▸ **What needs to be done**: Give the data again exactly, from its opening line through the line in which "3.254, 3.213, 3.211];" appears.

>> begin Available data

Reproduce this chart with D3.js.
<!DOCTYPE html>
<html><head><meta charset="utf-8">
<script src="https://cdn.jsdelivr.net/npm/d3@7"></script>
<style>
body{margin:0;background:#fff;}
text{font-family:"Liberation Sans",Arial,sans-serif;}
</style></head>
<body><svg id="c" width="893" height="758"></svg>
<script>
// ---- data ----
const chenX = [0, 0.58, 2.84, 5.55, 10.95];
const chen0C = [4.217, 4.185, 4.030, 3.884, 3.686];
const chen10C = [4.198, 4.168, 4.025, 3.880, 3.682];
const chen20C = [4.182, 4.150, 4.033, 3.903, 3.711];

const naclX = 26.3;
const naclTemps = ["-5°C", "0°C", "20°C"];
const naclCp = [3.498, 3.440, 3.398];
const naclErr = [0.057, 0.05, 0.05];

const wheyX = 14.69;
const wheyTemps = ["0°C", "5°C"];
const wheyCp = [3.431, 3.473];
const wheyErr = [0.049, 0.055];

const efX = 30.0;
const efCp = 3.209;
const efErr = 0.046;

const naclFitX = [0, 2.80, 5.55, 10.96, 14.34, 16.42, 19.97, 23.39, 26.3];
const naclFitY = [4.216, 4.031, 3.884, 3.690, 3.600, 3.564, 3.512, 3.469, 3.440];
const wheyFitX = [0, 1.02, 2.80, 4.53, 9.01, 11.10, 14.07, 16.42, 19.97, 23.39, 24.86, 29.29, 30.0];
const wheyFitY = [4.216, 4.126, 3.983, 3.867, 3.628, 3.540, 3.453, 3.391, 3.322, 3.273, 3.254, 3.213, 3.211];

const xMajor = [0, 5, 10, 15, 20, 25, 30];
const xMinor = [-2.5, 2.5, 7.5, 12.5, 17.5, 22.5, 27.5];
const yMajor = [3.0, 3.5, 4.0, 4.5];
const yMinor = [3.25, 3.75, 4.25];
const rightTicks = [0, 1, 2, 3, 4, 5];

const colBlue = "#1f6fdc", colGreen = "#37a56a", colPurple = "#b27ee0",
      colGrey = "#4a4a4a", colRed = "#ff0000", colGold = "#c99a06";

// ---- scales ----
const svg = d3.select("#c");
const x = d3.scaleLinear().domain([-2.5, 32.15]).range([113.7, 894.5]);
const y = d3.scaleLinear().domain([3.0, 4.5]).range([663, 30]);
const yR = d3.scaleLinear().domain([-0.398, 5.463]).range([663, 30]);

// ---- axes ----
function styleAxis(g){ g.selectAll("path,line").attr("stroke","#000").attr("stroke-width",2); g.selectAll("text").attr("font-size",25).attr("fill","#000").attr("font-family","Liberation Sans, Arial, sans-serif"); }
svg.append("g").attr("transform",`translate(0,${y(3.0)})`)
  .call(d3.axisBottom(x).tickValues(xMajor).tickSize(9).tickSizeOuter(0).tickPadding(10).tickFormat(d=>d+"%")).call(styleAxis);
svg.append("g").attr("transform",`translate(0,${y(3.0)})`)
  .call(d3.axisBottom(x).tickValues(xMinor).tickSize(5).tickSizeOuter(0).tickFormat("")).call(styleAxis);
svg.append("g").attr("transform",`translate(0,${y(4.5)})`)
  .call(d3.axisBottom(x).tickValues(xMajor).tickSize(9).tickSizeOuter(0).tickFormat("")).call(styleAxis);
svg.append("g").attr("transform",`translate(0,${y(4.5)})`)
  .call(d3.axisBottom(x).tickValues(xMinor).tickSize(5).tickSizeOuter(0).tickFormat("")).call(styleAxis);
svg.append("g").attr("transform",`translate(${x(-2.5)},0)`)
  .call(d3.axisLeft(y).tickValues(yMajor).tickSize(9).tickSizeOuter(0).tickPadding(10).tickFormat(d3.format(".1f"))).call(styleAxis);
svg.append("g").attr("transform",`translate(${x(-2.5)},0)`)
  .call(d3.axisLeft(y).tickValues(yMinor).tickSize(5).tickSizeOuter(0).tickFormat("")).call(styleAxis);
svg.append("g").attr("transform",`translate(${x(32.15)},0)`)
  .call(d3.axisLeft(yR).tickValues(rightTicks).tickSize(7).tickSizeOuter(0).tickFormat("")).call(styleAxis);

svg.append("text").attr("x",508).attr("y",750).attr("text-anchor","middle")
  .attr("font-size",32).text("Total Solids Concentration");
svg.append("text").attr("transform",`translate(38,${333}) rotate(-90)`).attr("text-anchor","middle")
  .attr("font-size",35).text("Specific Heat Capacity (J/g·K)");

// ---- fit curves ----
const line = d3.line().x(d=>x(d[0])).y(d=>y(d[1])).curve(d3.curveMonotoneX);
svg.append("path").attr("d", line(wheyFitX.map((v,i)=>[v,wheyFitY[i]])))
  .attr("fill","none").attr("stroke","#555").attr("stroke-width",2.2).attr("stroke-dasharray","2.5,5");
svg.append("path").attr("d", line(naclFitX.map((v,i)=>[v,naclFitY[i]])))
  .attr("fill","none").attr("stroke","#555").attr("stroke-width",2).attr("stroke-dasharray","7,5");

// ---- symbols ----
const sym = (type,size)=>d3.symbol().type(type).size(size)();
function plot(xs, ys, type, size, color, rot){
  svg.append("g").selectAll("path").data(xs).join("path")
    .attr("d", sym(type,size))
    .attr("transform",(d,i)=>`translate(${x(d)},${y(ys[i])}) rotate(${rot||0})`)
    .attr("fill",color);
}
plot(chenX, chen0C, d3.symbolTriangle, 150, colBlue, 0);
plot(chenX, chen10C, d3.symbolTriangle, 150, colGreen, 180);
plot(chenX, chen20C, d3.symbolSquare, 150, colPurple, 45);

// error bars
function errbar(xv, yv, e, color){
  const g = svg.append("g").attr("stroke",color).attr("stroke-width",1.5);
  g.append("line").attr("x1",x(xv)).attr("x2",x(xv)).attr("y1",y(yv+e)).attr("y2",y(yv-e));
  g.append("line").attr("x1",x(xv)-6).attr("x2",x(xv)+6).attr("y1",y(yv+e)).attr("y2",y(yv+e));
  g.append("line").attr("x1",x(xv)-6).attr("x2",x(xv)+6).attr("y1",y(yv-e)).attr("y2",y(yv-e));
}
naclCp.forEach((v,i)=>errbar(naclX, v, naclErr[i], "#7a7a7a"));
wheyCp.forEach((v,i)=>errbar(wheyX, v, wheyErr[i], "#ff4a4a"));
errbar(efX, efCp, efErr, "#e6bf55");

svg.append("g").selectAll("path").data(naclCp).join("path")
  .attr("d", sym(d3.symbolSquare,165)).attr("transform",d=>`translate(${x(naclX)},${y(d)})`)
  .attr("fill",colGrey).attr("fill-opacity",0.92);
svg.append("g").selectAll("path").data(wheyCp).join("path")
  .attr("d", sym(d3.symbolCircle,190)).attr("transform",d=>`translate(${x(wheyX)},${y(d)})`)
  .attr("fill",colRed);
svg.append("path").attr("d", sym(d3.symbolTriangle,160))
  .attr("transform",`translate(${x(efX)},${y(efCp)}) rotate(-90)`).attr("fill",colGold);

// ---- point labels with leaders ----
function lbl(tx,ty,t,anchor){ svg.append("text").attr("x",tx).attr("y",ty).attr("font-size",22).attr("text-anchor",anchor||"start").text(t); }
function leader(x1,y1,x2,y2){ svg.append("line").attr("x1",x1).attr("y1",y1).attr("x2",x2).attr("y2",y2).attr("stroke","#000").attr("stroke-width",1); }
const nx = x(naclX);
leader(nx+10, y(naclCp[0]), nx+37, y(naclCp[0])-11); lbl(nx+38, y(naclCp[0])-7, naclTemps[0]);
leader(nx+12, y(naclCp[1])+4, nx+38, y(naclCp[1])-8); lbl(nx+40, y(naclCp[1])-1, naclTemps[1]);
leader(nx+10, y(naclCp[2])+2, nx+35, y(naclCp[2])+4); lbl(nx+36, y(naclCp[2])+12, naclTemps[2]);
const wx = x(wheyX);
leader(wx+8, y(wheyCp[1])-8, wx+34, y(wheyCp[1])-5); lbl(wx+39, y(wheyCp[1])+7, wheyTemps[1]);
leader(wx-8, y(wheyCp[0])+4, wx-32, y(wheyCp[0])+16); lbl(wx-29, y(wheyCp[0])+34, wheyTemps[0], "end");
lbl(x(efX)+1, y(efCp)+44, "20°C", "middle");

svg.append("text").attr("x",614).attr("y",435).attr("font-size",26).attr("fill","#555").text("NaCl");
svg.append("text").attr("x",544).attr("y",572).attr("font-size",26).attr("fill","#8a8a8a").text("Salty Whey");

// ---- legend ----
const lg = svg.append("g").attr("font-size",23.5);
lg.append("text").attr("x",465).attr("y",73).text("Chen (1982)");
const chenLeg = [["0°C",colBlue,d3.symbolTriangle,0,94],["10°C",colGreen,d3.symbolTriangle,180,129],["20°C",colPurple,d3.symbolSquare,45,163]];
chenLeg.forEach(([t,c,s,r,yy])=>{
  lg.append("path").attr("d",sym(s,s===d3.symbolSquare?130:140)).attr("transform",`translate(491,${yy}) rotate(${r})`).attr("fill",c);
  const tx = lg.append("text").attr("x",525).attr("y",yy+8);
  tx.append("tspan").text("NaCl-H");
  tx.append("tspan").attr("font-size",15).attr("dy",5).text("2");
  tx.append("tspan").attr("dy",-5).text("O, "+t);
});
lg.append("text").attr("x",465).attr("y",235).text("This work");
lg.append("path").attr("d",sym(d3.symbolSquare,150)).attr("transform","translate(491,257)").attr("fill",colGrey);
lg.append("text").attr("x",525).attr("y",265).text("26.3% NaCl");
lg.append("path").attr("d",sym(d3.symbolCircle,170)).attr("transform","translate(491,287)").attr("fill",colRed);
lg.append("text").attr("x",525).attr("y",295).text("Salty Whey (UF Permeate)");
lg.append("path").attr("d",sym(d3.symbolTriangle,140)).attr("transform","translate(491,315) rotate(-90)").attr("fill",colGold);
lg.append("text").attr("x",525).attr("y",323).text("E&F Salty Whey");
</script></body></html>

>> end Available data

▸ **Solution**:
Reproduce this chart with D3.js.
<!DOCTYPE html>
<html><head><meta charset="utf-8">
<script src="https://cdn.jsdelivr.net/npm/d3@7"></script>
<style>
body{margin:0;background:#fff;}
text{font-family:"Liberation Sans",Arial,sans-serif;}
</style></head>
<body><svg id="c" width="893" height="758"></svg>
<script>
// ---- data ----
const chenX = [0, 0.58, 2.84, 5.55, 10.95];
const chen0C = [4.217, 4.185, 4.030, 3.884, 3.686];
const chen10C = [4.198, 4.168, 4.025, 3.880, 3.682];
const chen20C = [4.182, 4.150, 4.033, 3.903, 3.711];

const naclX = 26.3;
const naclTemps = ["-5°C", "0°C", "20°C"];
const naclCp = [3.498, 3.440, 3.398];
const naclErr = [0.057, 0.05, 0.05];

const wheyX = 14.69;
const wheyTemps = ["0°C", "5°C"];
const wheyCp = [3.431, 3.473];
const wheyErr = [0.049, 0.055];

const efX = 30.0;
const efCp = 3.209;
const efErr = 0.046;

const naclFitX = [0, 2.80, 5.55, 10.96, 14.34, 16.42, 19.97, 23.39, 26.3];
const naclFitY = [4.216, 4.031, 3.884, 3.690, 3.600, 3.564, 3.512, 3.469, 3.440];
const wheyFitX = [0, 1.02, 2.80, 4.53, 9.01, 11.10, 14.07, 16.42, 19.97, 23.39, 24.86, 29.29, 30.0];
const wheyFitY = [4.216, 4.126, 3.983, 3.867, 3.628, 3.540, 3.453, 3.391, 3.322, 3.273, 3.254, 3.213, 3.211];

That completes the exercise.